RONCEVERTE (WVDN) – Dan Withrow is excited about Ronceverte.
Every time we see the Ronceverte citizen out and about, he’s got good news to share about his hometown.
“Big things are coming to Ronceverte,” he’s been known to say, and he’s at it again; this time, inviting citizens to come check out the city’s new Parks and Recreation Master Plan.
Withrow serves as the town’s director of the parks and recreation committee, and his vision for the River City is that of an outdoor, recreational wonderland.
In a town that has been repeatedly flooded by the Greenbrier River, Withrow looks at the body of water as the town’s biggest asset as opposed to its biggest threat.
Withrow believes that the river, coupled with the city’s 20-plus acre Island Park, is the key to Ronceverte’s success.
“Island Park can be an economic hub for Ronceverte,” Withrow says.
Ronceverte Mayor Deena Pack and City Manager Pamela Mentz agree and have put their money where their mouths are, granting $26,000 in city funds to engineers E.L. Robinson to create a recreational master plan for the city.
“I’m grateful to Pam and Deena for their investment in the park,” says Withrow. However, the funding for the planning project was not just a favor to Withrow.
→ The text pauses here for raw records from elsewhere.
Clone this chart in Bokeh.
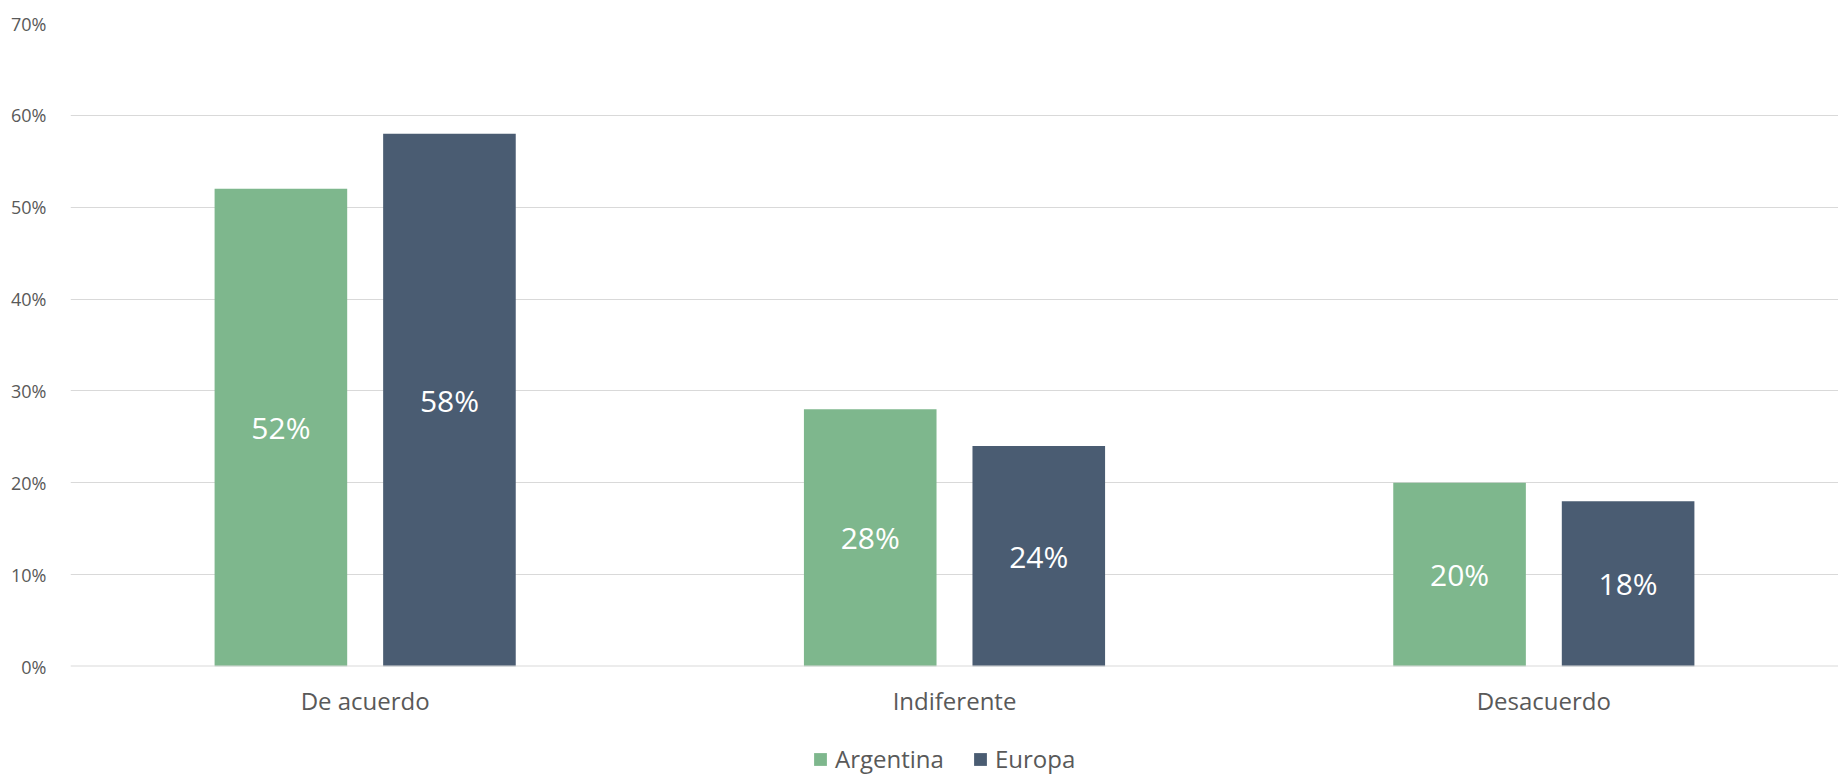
from bokeh.plotting import figure
from bokeh.layouts import column
from bokeh.models import (FactorRange, ColumnDataSource, Legend, LegendItem, Span,
                          SingleIntervalTicker, PrintfTickFormatter, Range1d)
from bokeh.transform import dodge
from bokeh.core.properties import value
from bokeh.embed import file_html
from bokeh.resources import INLINE

# ---- data ----
categories = ["De acuerdo", "Indiferente", "Desacuerdo"]
series_names = ["Argentina", "Europa"]
argentina = [52, 28, 20]
europa = [58, 24, 18]
colors = ["#7EB78D", "#4A5C72"]

FONT = "Open Sans"
GREY = "#595959"

src = ColumnDataSource(dict(
    cat=categories,
    arg=argentina,
    eur=europa,
    arg_mid=[v / 2 for v in argentina],
    eur_mid=[v / 2 for v in europa],
    arg_lbl=[f"{v}%" for v in argentina],
    eur_lbl=[f"{v}%" for v in europa],
))

p = figure(x_range=FactorRange(*categories), y_range=(0, 70),
           width=1838, height=719, output_backend="svg", toolbar_location=None,
           min_border_left=70, min_border_right=0, min_border_top=23,
           min_border_bottom=50)
p.x_range.range_padding = 0
p.outline_line_color = None
p.background_fill_color = "white"

off = 0.143
bw = 0.225
p.vbar(x=dodge("cat", -off, range=p.x_range), top="arg", width=bw,
       source=src, fill_color=colors[0], line_color=None)
p.vbar(x=dodge("cat", off, range=p.x_range), top="eur", width=bw,
       source=src, fill_color=colors[1], line_color=None)

p.text(x=dodge("cat", -off, range=p.x_range), y="arg_mid", text="arg_lbl", source=src,
       text_align="center", text_baseline="middle", text_color="white",
       text_font=value(FONT), text_font_size="30px")
p.text(x=dodge("cat", off, range=p.x_range), y="eur_mid", text="eur_lbl", source=src,
       text_align="center", text_baseline="middle", text_color="white",
       text_font=value(FONT), text_font_size="30px")

# baseline
p.add_layout(Span(location=0, dimension="width", line_color="#D9D9D9", line_width=2))

# grid
p.xgrid.grid_line_color = None
p.ygrid.grid_line_color = "#D9D9D9"
p.ygrid.grid_line_width = 1

# y axis
p.yaxis.ticker = SingleIntervalTicker(interval=10)
p.yaxis.formatter = PrintfTickFormatter(format="%d%%")
p.yaxis.axis_line_color = None
p.yaxis.major_tick_line_color = None
p.yaxis.minor_tick_line_color = None
p.yaxis.major_tick_out = 0
p.yaxis.major_tick_in = 0
p.yaxis.major_label_standoff = 20
p.yaxis.major_label_text_font = FONT
p.yaxis.major_label_text_font_size = "18px"
p.yaxis.major_label_text_color = GREY

# x axis
p.xaxis.axis_line_color = None
p.xaxis.major_tick_line_color = None
p.xaxis.minor_tick_line_color = None
p.xaxis.major_tick_out = 0
p.xaxis.major_tick_in = 0
p.xaxis.major_label_standoff = 17
p.xaxis.major_label_text_font = FONT
p.xaxis.major_label_text_font_size = "24px"
p.xaxis.major_label_text_color = GREY

# ---- legend strip below the chart ----
# degenerate (zero-size) copies of the series feed the legend swatches only
lg = figure(width=1838, height=56, output_backend="svg", toolbar_location=None,
            x_range=FactorRange(*categories), y_range=Range1d(-2, -1),
            x_axis_type=None, y_axis_type=None,
            min_border_left=0, min_border_right=0, min_border_top=0, min_border_bottom=0)
lg.outline_line_color = None
lg.xgrid.grid_line_color = None
lg.ygrid.grid_line_color = None
la = lg.vbar(x="cat", top="arg", bottom="arg", width=0, source=src,
             fill_color=colors[0], line_color=None)
le = lg.vbar(x="cat", top="eur", bottom="eur", width=0, source=src,
             fill_color=colors[1], line_color=None)

legend = Legend(items=[LegendItem(label=series_names[0], renderers=[la]),
                       LegendItem(label=series_names[1], renderers=[le])],
                orientation="horizontal", location=(742, 0),
                glyph_width=16, glyph_height=16, label_standoff=7, spacing=28,
                padding=0, margin=0, border_line_color=None,
                background_fill_alpha=0,
                label_text_font=FONT, label_text_font_size="24px",
                label_text_color=GREY)
lg.add_layout(legend, "center")

layout = column(p, lg, spacing=0)
open("out.html", "w").write(file_html(layout, INLINE))
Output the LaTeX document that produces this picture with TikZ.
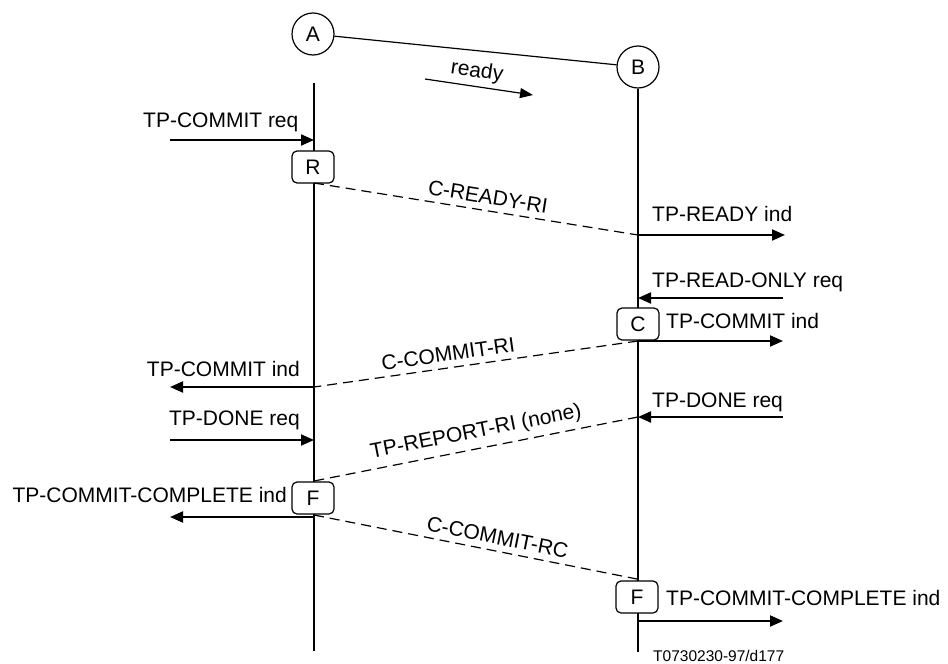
\documentclass[tikz,border=0pt]{standalone}
\usepackage{fontspec}
\setmainfont{Liberation Sans}
\usetikzlibrary{arrows.meta}
\begin{document}
\begin{tikzpicture}[x=1pt,y=-1pt,
  every node/.style={font=\fontsize{21}{25}\selectfont, inner sep=0pt},
  circ/.style={draw, line width=1.2pt, circle, minimum size=42pt},
  statebox/.style={draw, line width=1.2pt, rounded corners=5pt, minimum width=42pt, minimum height=32pt},
  life/.style={line width=2pt},
  prim/.style={line width=2pt, -{Triangle[length=13pt,width=11pt]}},
  pdu/.style={line width=1.2pt, dash pattern=on 10pt off 6pt},
  lbl/.style={font=\fontsize{21}{25}\selectfont}
]
\useasboundingbox (0,0) rectangle (948,664);

% entities
\node[circ] (A) at (313,34) {A};
\node[circ] (B) at (638,67) {B};
\draw[line width=1.2pt] (A) -- (B);

% ready arrow
\coordinate (r1) at (425,79);
\coordinate (r2) at (533,95);
\draw[line width=1.2pt, -{Triangle[length=13pt,width=10pt]}] (r1) -- (r2);
\node[rotate=-8.5] (readylbl) at (477,72) {ready};

% lifelines
\coordinate (Atop) at (314,83);
\coordinate (Abot) at (314,651);
\coordinate (Bbot) at (638,652);
\draw[life] (Atop) -- (Abot);
\draw[life] (B.south) -- (Bbot);

% state boxes
\node[statebox, fill=white] (R) at (313,167) {R};
\node[statebox, fill=white] (C) at (638,324) {C};
\node[statebox, fill=white] (F1) at (313,498) {F};
\node[statebox, fill=white] (F2) at (637,597) {F};

% event points
\coordinate (a1) at (170,140);  \coordinate (A1) at (314,140);
\coordinate (A2) at (314,183);  \coordinate (B2) at (638,235);
\coordinate (b2) at (785,235);
\coordinate (b3) at (783,298);  \coordinate (B3) at (638,298);
\coordinate (B4) at (638,341);  \coordinate (b4) at (783,341);
\coordinate (A4) at (314,387);  \coordinate (a4) at (170,387);
\coordinate (a5) at (170,440);  \coordinate (A5) at (314,440);
\coordinate (b6) at (783,417);  \coordinate (B6) at (638,417);
\coordinate (A6) at (314,481);
\coordinate (A7) at (314,517);  \coordinate (a7) at (170,517);
\coordinate (A8) at (314,515);  \coordinate (B8) at (637,579);
\coordinate (B9) at (638,621);  \coordinate (b9) at (783,621);

% primitives
\draw[prim] (a1) -- (A1);
\draw[prim] (B2) -- (b2);
\draw[prim] (b3) -- (B3);
\draw[prim] (B4) -- (b4);
\draw[prim] (A4) -- (a4);
\draw[prim] (a5) -- (A5);
\draw[prim] (b6) -- (B6);
\draw[prim] (A7) -- (a7);
\draw[prim] (B9) -- (b9);

% PDUs
\draw[pdu] (A2) -- node[pos=0.53, above=6pt, sloped] (l1) {C-READY-RI} (B2);
\draw[pdu] (B4) -- node[pos=0.58, above=6pt, sloped] (l2) {C-COMMIT-RI} (A4);
\draw[pdu] (B6) -- node[pos=0.49, above=6pt, sloped] (l3) {TP-REPORT-RI (none)} (A6);
\draw[pdu] (A8) -- node[pos=0.56, above=6pt, sloped] (l4) {C-COMMIT-RC} (B8);

% primitive labels
\node[anchor=base west] (t1) at (143,127) {TP-COMMIT req};
\node[anchor=base west] (t2) at (652,221) {TP-READY ind};
\node[anchor=base west] (t3) at (652,287) {TP-READ-ONLY req};
\node[anchor=base west] (t4) at (666,328) {TP-COMMIT ind};
\node[anchor=base east] (t5) at (300,376) {TP-COMMIT ind};
\node[anchor=base east] (t6) at (300,425) {TP-DONE req};
\node[anchor=base west] (t7) at (652,407) {TP-DONE req};
\node[anchor=base east] (t8) at (287,502) {TP-COMMIT-COMPLETE ind};
\node[anchor=base west] (t9) at (666,605) {TP-COMMIT-COMPLETE ind};
\node[anchor=base west, font=\fontsize{15.5}{18}\selectfont] (ref) at (653,661) {T0730230-97/d177};
\end{tikzpicture}
\end{document}
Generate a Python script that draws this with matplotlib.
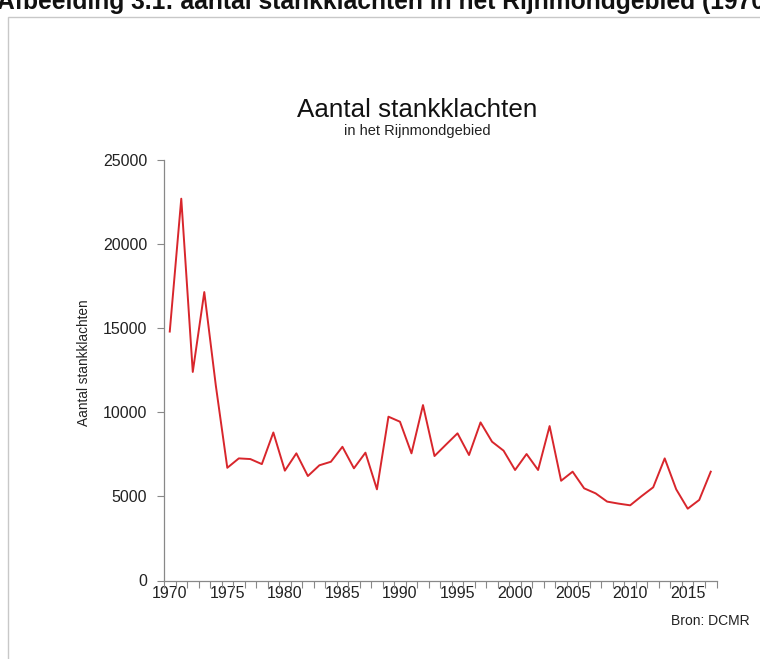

He notes that whenever potential investors come to the city, the first thing they ask for is the town’s comprehensive plan.
“They want to know that we’re serious about growth,” says Withrow.
The Parks and Recreation Master Plan includes plans for repairing Workman Bridge, a dilapidated bridge that connects Edgar Avenue in downtown Ronceverte to Island Park. The plan indicates the rehabbed bridge will allow for pedestrian traffic while also serving as an emergency egress in case of flooding or other disasters.
Plans also call for a three-phase project to upgrade Island Park’s amphitheater with state-of-the-art design and a capacity of 2,500-3,000 people.
Withrow, who also was involved in last summer’s resurgence of the Skyline Bluegrass Festival held at the amphitheater, predicts that the festival will continue on every summer, bringing in larger crowds and bigger names while also creating a homecoming event for far-flung Ronceverte natives to come back with their families and visit their home town.
Withrow says the plan also calls for RV camping on the Island along with two or three campsites within city limits, all of which will generate revenue for the park.
On the plan’s capital improvements priority list are making Island Park a National Water Trail designation and access site, moving the boat launch from behind the amphitheater downstream several feet, completing a 9-hold disk golf course and community splash pad, and working toward replacing existing playground equipment with newer, accessible items.
Also, he says, Gateway Industries has committed to putting in a mini-golf course on the Island where the community garden, languishing for several years, currently stands. This should be ready by this summer along with the disk golf course.
The city also hopes to expand the L&R Trail from Ronceverte to near Tractor Supply by the end of the summer.
And how is all of this going to be paid for?
“Private funding and grant money,” Withrow says. “Ronceverte is designated as an economically depressed area, so there is lots of funding for projects.
“This master plan shows funders we’re putting our money where our mouths are,” he says.
Withrow also wants folks to know about the upcoming food truck festival on Ronceverte’s Edgar Avenue, set to take place on the second weekend of May.
Organized by local entrepreneur Alex DeGraff, Edgar Avenue will be closed for the food truck festival and, in addition to the food trucks, there will be live music, vendors and games such as ax throwing, skateboarding activities, disk golf, corn hole and human foosball (yes, we had to google it).
And finally, the Sportsman tavern will be open once again for business, under the ownership of Withrow and his business partner Mark Trent. This marks the third time Withrow has owned the storied bar.
Withrow says the Sportsman, also located on Edgar Avenue, is the oldest continuing bar in West Virginia. “And,” he quips, “some of us are dumb enough to buy it three times.”
The Sportsman, which has been a dark and dingy dive bar in years past, has been fully renovated, not just in appearance, but in theme.
“We want it to be a family-oriented location,” says Withrow, where folks can get off the river and come over from Island Park for a sandwich and a beer. “This is everybody’s bar.”
Withrow “retired” from his home inspection business three years ago, and, he says, a failed run for Greenbrier County Commission in 2020 fueled his fire for civic engagement.
“My campaign sparked an interest,” he says. “All of it — the park and buying the Sportsman for the third time — this is all happening for a reason. That reason is the future development of Ronceverte.”
Withrow and the city invite everyone to the Ronceverte Parks and Recreation Committee meeting on Monday evening, Feb. 6, at 5:30, to hear E.L. Robinson’s presentation of the Parks and Recreation Master Plan.
“We want everyone to come. This is a public project,” says Withrow. “We invite anybody and everybody to come and give their input.”